:: CHALLENGE ::
Exact reproduction of the data is required, with images excluded.

:: DATA SECTION ::

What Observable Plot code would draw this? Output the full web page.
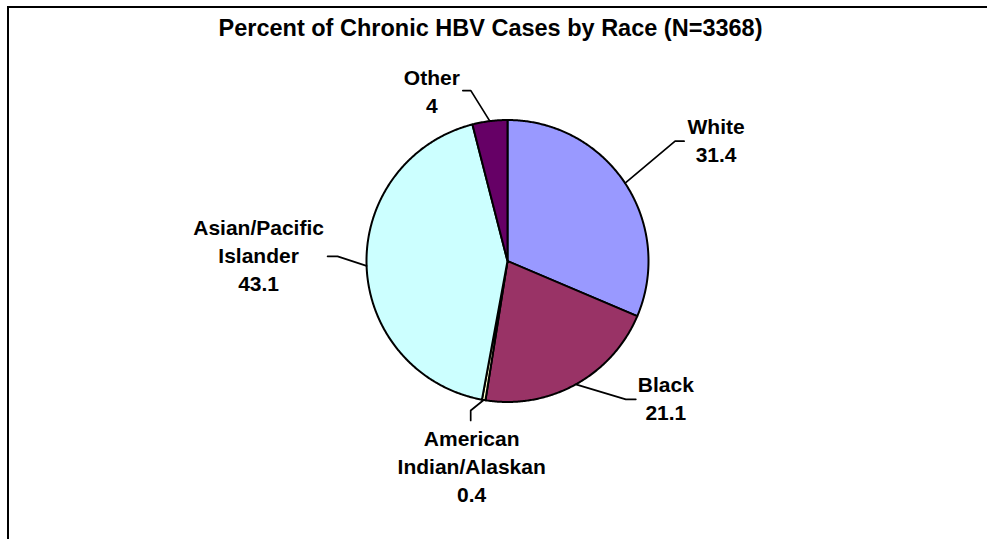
<!DOCTYPE html>
<html>
<head>
<meta charset="utf-8">
<script src="https://cdn.jsdelivr.net/npm/d3@7"></script>
<script src="https://cdn.jsdelivr.net/npm/@observablehq/plot@0.6"></script>
<style>
  html, body { margin: 0; padding: 0; background: #fff; }
  #wrap { position: relative; width: 987px; height: 539px; overflow: hidden; }
  #frame { position: absolute; left: 7px; top: 6px; width: 1200px; height: 800px;
           border-top: 2px solid #000; border-left: 2px solid #000; pointer-events: none; }
  #chart { position: absolute; left: 0; top: 0; }
</style>
</head>
<body>
<div id="wrap"><div id="chart"></div><div id="frame"></div></div>
<script>
// ---- data ----
const title = "Percent of Chronic HBV Cases by Race (N=3368)";
const categories = ["White", "Black", "American Indian/Alaskan", "Asian/Pacific Islander", "Other"];
const labelNames = ["White", "Black", "American\nIndian/Alaskan", "Asian/Pacific\nIslander", "Other"];
const values = [31.4, 21.1, 0.4, 43.1, 4];
const colors = ["#9999FF", "#993366", "#FFFFCC", "#CCFFFF", "#660066"];

// ---- layout (pixels) ----
const W = 987, H = 539;
const cx = 507, cy = 260.5, R = 141;
// leader elbow, leader end and label centre as pixel offsets from the slice's mid-angle edge point
const leaderLayout = [
  {elbow: [50, -42], end: [59, -42], label: [91, -44.5]},
  {elbow: [50, 15], end: [60, 15], label: [90, 12.5]},
  {elbow: [-13, 10.5], end: [-13, 20.5], label: [-12, 65]},
  {elbow: [-29, -9.5], end: [-39, -9.5], label: [-108, -11.5]},
  {elbow: [-19, -30.5], end: [-27, -30.5], label: [-58, -31.5]}
];

// pie angles (clockwise from 12 o'clock)
const pie = d3.pie().sort(null).value(d => d)(values);
const slicePts = [];
pie.forEach((p, i) => {
  slicePts.push({cat: categories[i], x: 0, y: 0});
  const n = Math.max(2, Math.ceil((p.endAngle - p.startAngle) / (Math.PI / 360)));
  for (let k = 0; k <= n; k++) {
    const a = p.startAngle + (p.endAngle - p.startAngle) * k / n;
    slicePts.push({cat: categories[i], x: Math.sin(a), y: Math.cos(a)});
  }
  slicePts.push({cat: categories[i], x: 0, y: 0});
});

const leaderPts = [];
const labels = [];
pie.forEach((p, i) => {
  const a = (p.startAngle + p.endAngle) / 2;
  const ex = Math.sin(a), ey = Math.cos(a);
  const L = leaderLayout[i];
  leaderPts.push({cat: categories[i], x: ex, y: ey});
  leaderPts.push({cat: categories[i], x: ex + L.elbow[0] / R, y: ey - L.elbow[1] / R});
  leaderPts.push({cat: categories[i], x: ex + L.end[0] / R, y: ey - L.end[1] / R});
  labels.push({x: ex + L.label[0] / R, y: ey - L.label[1] / R, text: labelNames[i] + "\n" + values[i]});
});

const font = "Liberation Sans, Arial, Helvetica, sans-serif";
const plot = Plot.plot({
  width: W, height: H,
  margin: 0,
  style: {background: "transparent", fontFamily: font, overflow: "visible"},
  x: {domain: [-cx / R, (W - cx) / R], range: [0, W], axis: null},
  y: {domain: [-(H - cy) / R, cy / R], range: [H, 0], axis: null},
  color: {domain: categories, range: colors},
  marks: [
    Plot.line(slicePts, {x: "x", y: "y", z: "cat", fill: "cat", stroke: "#000", strokeWidth: 2, strokeLinejoin: "round"}),
    Plot.line(leaderPts, {x: "x", y: "y", z: "cat", stroke: "#000", strokeWidth: 1.7}),
    Plot.text(labels, {x: "x", y: "y", text: "text", fontSize: 21, fontWeight: "bold", lineHeight: 1.33,
      textAnchor: "middle", lineAnchor: "middle", fill: "#000", fontFamily: font}),
    Plot.text([title], {frameAnchor: "top-left", dx: 490, dy: 28, text: d => d, fontSize: 23.5, fontWeight: "bold",
      textAnchor: "middle", lineAnchor: "middle", fill: "#000", fontFamily: font})
  ]
});
document.getElementById("chart").appendChild(plot);
</script>
</body>
</html>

:: WORKED ANSWER ::
What Observable Plot code would draw this? Output the full web page.
<!DOCTYPE html>
<html>
<head>
<meta charset="utf-8">
<script src="https://cdn.jsdelivr.net/npm/d3@7"></script>
<script src="https://cdn.jsdelivr.net/npm/@observablehq/plot@0.6"></script>
<style>
  html, body { margin: 0; padding: 0; background: #fff; }
  #wrap { position: relative; width: 987px; height: 539px; overflow: hidden; }
  #frame { position: absolute; left: 7px; top: 6px; width: 1200px; height: 800px;
           border-top: 2px solid #000; border-left: 2px solid #000; pointer-events: none; }
  #chart { position: absolute; left: 0; top: 0; }
</style>
</head>
<body>
<div id="wrap"><div id="chart"></div><div id="frame"></div></div>
<script>
// ---- data ----
const title = "Percent of Chronic HBV Cases by Race (N=3368)";
const categories = ["White", "Black", "American Indian/Alaskan", "Asian/Pacific Islander", "Other"];
const labelNames = ["White", "Black", "American\nIndian/Alaskan", "Asian/Pacific\nIslander", "Other"];
const values = [31.4, 21.1, 0.4, 43.1, 4];
const colors = ["#9999FF", "#993366", "#FFFFCC", "#CCFFFF", "#660066"];

// ---- layout (pixels) ----
const W = 987, H = 539;
const cx = 507, cy = 260.5, R = 141;
// leader elbow, leader end and label centre as pixel offsets from the slice's mid-angle edge point
const leaderLayout = [
  {elbow: [50, -42], end: [59, -42], label: [91, -44.5]},
  {elbow: [50, 15], end: [60, 15], label: [90, 12.5]},
  {elbow: [-13, 10.5], end: [-13, 20.5], label: [-12, 65]},
  {elbow: [-29, -9.5], end: [-39, -9.5], label: [-108, -11.5]},
  {elbow: [-19, -30.5], end: [-27, -30.5], label: [-58, -31.5]}
];

// pie angles (clockwise from 12 o'clock)
const pie = d3.pie().sort(null).value(d => d)(values);
const slicePts = [];
pie.forEach((p, i) => {
  slicePts.push({cat: categories[i], x: 0, y: 0});
  const n = Math.max(2, Math.ceil((p.endAngle - p.startAngle) / (Math.PI / 360)));
  for (let k = 0; k <= n; k++) {
    const a = p.startAngle + (p.endAngle - p.startAngle) * k / n;
    slicePts.push({cat: categories[i], x: Math.sin(a), y: Math.cos(a)});
  }
  slicePts.push({cat: categories[i], x: 0, y: 0});
});

const leaderPts = [];
const labels = [];
pie.forEach((p, i) => {
  const a = (p.startAngle + p.endAngle) / 2;
  const ex = Math.sin(a), ey = Math.cos(a);
  const L = leaderLayout[i];
  leaderPts.push({cat: categories[i], x: ex, y: ey});
  leaderPts.push({cat: categories[i], x: ex + L.elbow[0] / R, y: ey - L.elbow[1] / R});
  leaderPts.push({cat: categories[i], x: ex + L.end[0] / R, y: ey - L.end[1] / R});
  labels.push({x: ex + L.label[0] / R, y: ey - L.label[1] / R, text: labelNames[i] + "\n" + values[i]});
});

const font = "Liberation Sans, Arial, Helvetica, sans-serif";
const plot = Plot.plot({
  width: W, height: H,
  margin: 0,
  style: {background: "transparent", fontFamily: font, overflow: "visible"},
  x: {domain: [-cx / R, (W - cx) / R], range: [0, W], axis: null},
  y: {domain: [-(H - cy) / R, cy / R], range: [H, 0], axis: null},
  color: {domain: categories, range: colors},
  marks: [
    Plot.line(slicePts, {x: "x", y: "y", z: "cat", fill: "cat", stroke: "#000", strokeWidth: 2, strokeLinejoin: "round"}),
    Plot.line(leaderPts, {x: "x", y: "y", z: "cat", stroke: "#000", strokeWidth: 1.7}),
    Plot.text(labels, {x: "x", y: "y", text: "text", fontSize: 21, fontWeight: "bold", lineHeight: 1.33,
      textAnchor: "middle", lineAnchor: "middle", fill: "#000", fontFamily: font}),
    Plot.text([title], {frameAnchor: "top-left", dx: 490, dy: 28, text: d => d, fontSize: 23.5, fontWeight: "bold",
      textAnchor: "middle", lineAnchor: "middle", fill: "#000", fontFamily: font})
  ]
});
document.getElementById("chart").appendChild(plot);
</script>
</body>
</html>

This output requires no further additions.